■ Prompt
All of the data should be output character for character, except the pictures.

:::

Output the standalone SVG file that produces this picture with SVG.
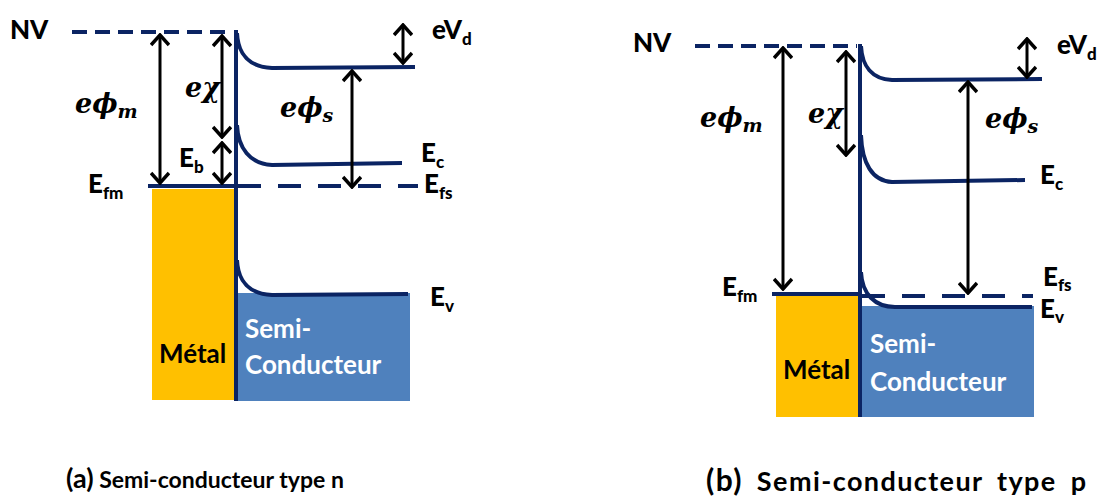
<svg xmlns="http://www.w3.org/2000/svg" width="1102" height="497" viewBox="0 0 1102 497">
<style>
.band{fill:none;stroke:#0B2463;stroke-width:4}
.dash{stroke-dasharray:15 8}
.dash2{stroke-dasharray:23 17}
.arr{stroke:#000;stroke-width:3;fill:none;marker-start:url(#ch);marker-end:url(#ch)}
.lbl{font-family:Lato,"Open Sans",sans-serif;font-weight:900;font-size:26px;fill:#000}
.sub{font-size:17px}
.mat{font-family:Lato,"Open Sans",sans-serif;font-weight:bold;font-size:26px}
.math{font-family:"DejaVu Serif","Liberation Serif",serif;font-style:italic;font-weight:bold;font-size:27px;fill:#000}
.msub{font-size:19px}
.cap{font-family:Lato,"Open Sans",sans-serif;font-weight:bold;fill:#000}
.metal{fill:#FFC000}
.sc{fill:#4F81BD}
</style>
<defs>
<marker id="ch" markerUnits="userSpaceOnUse" viewBox="0 0 14 20" markerWidth="14" markerHeight="20" refX="12" refY="10" orient="auto-start-reverse">
<path d="M2,1 L12,10 L2,19" fill="none" stroke="#000" stroke-width="3.5"/>
</marker>
</defs>

<!-- (a) n-type -->
<g id="metal-a"><rect class="metal" x="152" y="189" width="83" height="211"/><text class="mat" x="159" y="363">Métal</text></g>
<g id="sc-a"><rect class="sc" x="237" y="293" width="173" height="108"/><text class="mat" fill="#fff" x="245" y="338">Semi-</text><text class="mat" fill="#fff" x="245" y="374">Conducteur</text></g>
<g id="bands-a">
<path class="band dash" d="M72,32 L233,32"/>
<path class="band" d="M236,30 L236,401"/>
<path class="band" d="M237,33 C238,55 250,67 272,68 L415,67"/>
<path class="band" d="M237,125 C238,148 250,164 272,165 L402,163"/>
<path class="band" d="M237,260 C238,282 250,294 272,295 L408,294"/>
<path class="band" d="M148,186 L236,186"/>
<path class="band dash2" d="M238,186 L418,186"/>
</g>
<g id="labels-a">
<text class="lbl" x="10" y="39">NV</text>
<text class="lbl" x="432" y="39">eV<tspan class="sub" dy="6">d</tspan></text>
<text class="math" x="75" y="113">eϕ<tspan class="msub" dy="5">m</tspan></text>
<text class="math" x="185" y="97">eχ</text>
<text class="math" x="280" y="117">eϕ<tspan class="msub" dy="5">s</tspan></text>
<text class="lbl" x="179" y="167">E<tspan class="sub" dy="6">b</tspan></text>
<text class="lbl" x="421" y="162">E<tspan class="sub" dy="6">c</tspan></text>
<text class="lbl" x="424" y="193">E<tspan class="sub" dy="6">fs</tspan></text>
<text class="lbl" x="88" y="193">E<tspan class="sub" dy="6">fm</tspan></text>
<text class="lbl" x="430" y="306">E<tspan class="sub" dy="6">v</tspan></text>
</g>

<!-- (b) p-type -->
<g id="metal-b"><rect class="metal" x="776" y="296" width="83" height="121"/><text class="mat" x="783" y="379">Métal</text></g>
<g id="sc-b"><rect class="sc" x="861" y="306" width="173" height="111"/><text class="mat" fill="#fff" x="870" y="353">Semi-</text><text class="mat" fill="#fff" x="870" y="391">Conducteur</text></g>
<g id="bands-b">
<path class="band dash" d="M695,46 L857,46"/>
<path class="band" d="M860,44 L860,417"/>
<path class="band" d="M861,46 C862,66 872,79 892,80 L1042,79"/>
<path class="band" d="M861,135 C862,163 872,181 892,182 L1025,180"/>
<path class="band" d="M861,272 C862,294 875,307 895,307 L1032,307"/>
<path class="band" d="M772,294 L860,294"/>
<path class="band dash2" d="M862,296 L1033,296"/>
</g>
<g id="labels-b">
<text class="lbl" x="633" y="52">NV</text>
<text class="lbl" x="1057" y="54">eV<tspan class="sub" dy="6">d</tspan></text>
<text class="math" x="700" y="127">eϕ<tspan class="msub" dy="5">m</tspan></text>
<text class="math" x="808" y="123">eχ</text>
<text class="math" x="985" y="128">eϕ<tspan class="msub" dy="5">s</tspan></text>
<text class="lbl" x="1040" y="184">E<tspan class="sub" dy="6">c</tspan></text>
<text class="lbl" x="1043" y="286">E<tspan class="sub" dy="5">fs</tspan></text>
<text class="lbl" x="1040" y="318">E<tspan class="sub" dy="5">v</tspan></text>
<text class="lbl" x="722" y="296">E<tspan class="sub" dy="6">fm</tspan></text>
</g>

<g id="connectors">
<path class="arr" d="M160,35 L160,183"/>
<path class="arr" d="M222,36 L222,137"/>
<path class="arr" d="M222,143 L222,183"/>
<path class="arr" d="M352,71 L352,187"/>
<path class="arr" d="M403,25 L403,63"/>
<path class="arr" d="M783,48 L783,289"/>
<path class="arr" d="M846,52 L846,155"/>
<path class="arr" d="M968,82 L968,293"/>
<path class="arr" d="M1027,39 L1027,77"/>
</g>

<g id="captions">
<text class="cap" x="66" y="488" font-size="23"><tspan font-size="27">(a)</tspan> Semi-conducteur type n</text>
<text class="cap" x="706" y="491" font-size="27" word-spacing="6" textLength="380" lengthAdjust="spacing"><tspan font-size="30">(b)</tspan> Semi-conducteur type p</text>
</g>
</svg>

:::

■ Solution for this task
Output the standalone SVG file that produces this picture with SVG.
<svg xmlns="http://www.w3.org/2000/svg" width="1102" height="497" viewBox="0 0 1102 497">
<style>
.band{fill:none;stroke:#0B2463;stroke-width:4}
.dash{stroke-dasharray:15 8}
.dash2{stroke-dasharray:23 17}
.arr{stroke:#000;stroke-width:3;fill:none;marker-start:url(#ch);marker-end:url(#ch)}
.lbl{font-family:Lato,"Open Sans",sans-serif;font-weight:900;font-size:26px;fill:#000}
.sub{font-size:17px}
.mat{font-family:Lato,"Open Sans",sans-serif;font-weight:bold;font-size:26px}
.math{font-family:"DejaVu Serif","Liberation Serif",serif;font-style:italic;font-weight:bold;font-size:27px;fill:#000}
.msub{font-size:19px}
.cap{font-family:Lato,"Open Sans",sans-serif;font-weight:bold;fill:#000}
.metal{fill:#FFC000}
.sc{fill:#4F81BD}
</style>
<defs>
<marker id="ch" markerUnits="userSpaceOnUse" viewBox="0 0 14 20" markerWidth="14" markerHeight="20" refX="12" refY="10" orient="auto-start-reverse">
<path d="M2,1 L12,10 L2,19" fill="none" stroke="#000" stroke-width="3.5"/>
</marker>
</defs>

<!-- (a) n-type -->
<g id="metal-a"><rect class="metal" x="152" y="189" width="83" height="211"/><text class="mat" x="159" y="363">Métal</text></g>
<g id="sc-a"><rect class="sc" x="237" y="293" width="173" height="108"/><text class="mat" fill="#fff" x="245" y="338">Semi-</text><text class="mat" fill="#fff" x="245" y="374">Conducteur</text></g>
<g id="bands-a">
<path class="band dash" d="M72,32 L233,32"/>
<path class="band" d="M236,30 L236,401"/>
<path class="band" d="M237,33 C238,55 250,67 272,68 L415,67"/>
<path class="band" d="M237,125 C238,148 250,164 272,165 L402,163"/>
<path class="band" d="M237,260 C238,282 250,294 272,295 L408,294"/>
<path class="band" d="M148,186 L236,186"/>
<path class="band dash2" d="M238,186 L418,186"/>
</g>
<g id="labels-a">
<text class="lbl" x="10" y="39">NV</text>
<text class="lbl" x="432" y="39">eV<tspan class="sub" dy="6">d</tspan></text>
<text class="math" x="75" y="113">eϕ<tspan class="msub" dy="5">m</tspan></text>
<text class="math" x="185" y="97">eχ</text>
<text class="math" x="280" y="117">eϕ<tspan class="msub" dy="5">s</tspan></text>
<text class="lbl" x="179" y="167">E<tspan class="sub" dy="6">b</tspan></text>
<text class="lbl" x="421" y="162">E<tspan class="sub" dy="6">c</tspan></text>
<text class="lbl" x="424" y="193">E<tspan class="sub" dy="6">fs</tspan></text>
<text class="lbl" x="88" y="193">E<tspan class="sub" dy="6">fm</tspan></text>
<text class="lbl" x="430" y="306">E<tspan class="sub" dy="6">v</tspan></text>
</g>

<!-- (b) p-type -->
<g id="metal-b"><rect class="metal" x="776" y="296" width="83" height="121"/><text class="mat" x="783" y="379">Métal</text></g>
<g id="sc-b"><rect class="sc" x="861" y="306" width="173" height="111"/><text class="mat" fill="#fff" x="870" y="353">Semi-</text><text class="mat" fill="#fff" x="870" y="391">Conducteur</text></g>
<g id="bands-b">
<path class="band dash" d="M695,46 L857,46"/>
<path class="band" d="M860,44 L860,417"/>
<path class="band" d="M861,46 C862,66 872,79 892,80 L1042,79"/>
<path class="band" d="M861,135 C862,163 872,181 892,182 L1025,180"/>
<path class="band" d="M861,272 C862,294 875,307 895,307 L1032,307"/>
<path class="band" d="M772,294 L860,294"/>
<path class="band dash2" d="M862,296 L1033,296"/>
</g>
<g id="labels-b">
<text class="lbl" x="633" y="52">NV</text>
<text class="lbl" x="1057" y="54">eV<tspan class="sub" dy="6">d</tspan></text>
<text class="math" x="700" y="127">eϕ<tspan class="msub" dy="5">m</tspan></text>
<text class="math" x="808" y="123">eχ</text>
<text class="math" x="985" y="128">eϕ<tspan class="msub" dy="5">s</tspan></text>
<text class="lbl" x="1040" y="184">E<tspan class="sub" dy="6">c</tspan></text>
<text class="lbl" x="1043" y="286">E<tspan class="sub" dy="5">fs</tspan></text>
<text class="lbl" x="1040" y="318">E<tspan class="sub" dy="5">v</tspan></text>
<text class="lbl" x="722" y="296">E<tspan class="sub" dy="6">fm</tspan></text>
</g>

<g id="connectors">
<path class="arr" d="M160,35 L160,183"/>
<path class="arr" d="M222,36 L222,137"/>
<path class="arr" d="M222,143 L222,183"/>
<path class="arr" d="M352,71 L352,187"/>
<path class="arr" d="M403,25 L403,63"/>
<path class="arr" d="M783,48 L783,289"/>
<path class="arr" d="M846,52 L846,155"/>
<path class="arr" d="M968,82 L968,293"/>
<path class="arr" d="M1027,39 L1027,77"/>
</g>

<g id="captions">
<text class="cap" x="66" y="488" font-size="23"><tspan font-size="27">(a)</tspan> Semi-conducteur type n</text>
<text class="cap" x="706" y="491" font-size="27" word-spacing="6" textLength="380" lengthAdjust="spacing"><tspan font-size="30">(b)</tspan> Semi-conducteur type p</text>
</g>
</svg>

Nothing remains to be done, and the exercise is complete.